The following maybe based more on a gut feel than actual factual evidence (one would actually have to build a hardware OS and test it to known for sure), But,
I looked briefly at implementing some parts of an OS in hardware. I took part of a simple OS and implemented several routines in Verilog. For instance task scheduling. Operating list insertions and deletions. There might be some performance gains for a really simple OS as things can be done in parallel that have to be done serially with software. Some of the code in my implementation replaced dozens of lines of software with single cycle execution in hardware. But the operating system shouldn't be a big consumer of CPU cycles. So making it in hardware likely wouldn't increase performance very much if at all.

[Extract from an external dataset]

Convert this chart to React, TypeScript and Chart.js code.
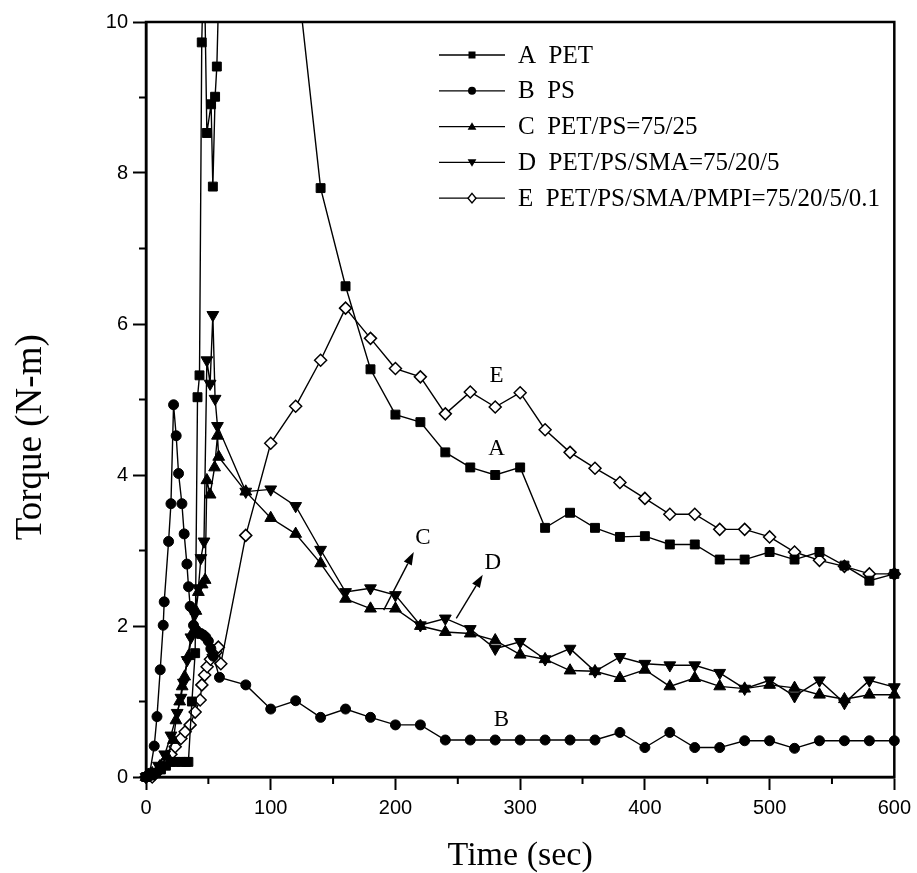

Putting a modern operating system in hardware probably isn't practical. There are many components to an operating system and the hardware required to implement it would be large and therefore slow down the clock cycle time. It would likely slow everything down while improving the OS performance only marginally.
Dude, that is
awesome. I'm not interested in porting Linux or windows to vhdl lol... but what about the l4 microkernel? The
sel4 microkernel is the os I want to use, and it only takes up 10.2 kloc. It is also
literally bug-free .
It is also completely written in C, with only 500 loc in x86/arm assembly. So I could just use, theoretically, a c-to-vhdl/verilog translator and get the necessary Verilog or vhdl in ten lines of shell scripts.
And considering that there are verilog designs that take up far more than just 10-15 kloc, it seems that it is completely possible to make a real os in Verilog or vhdl.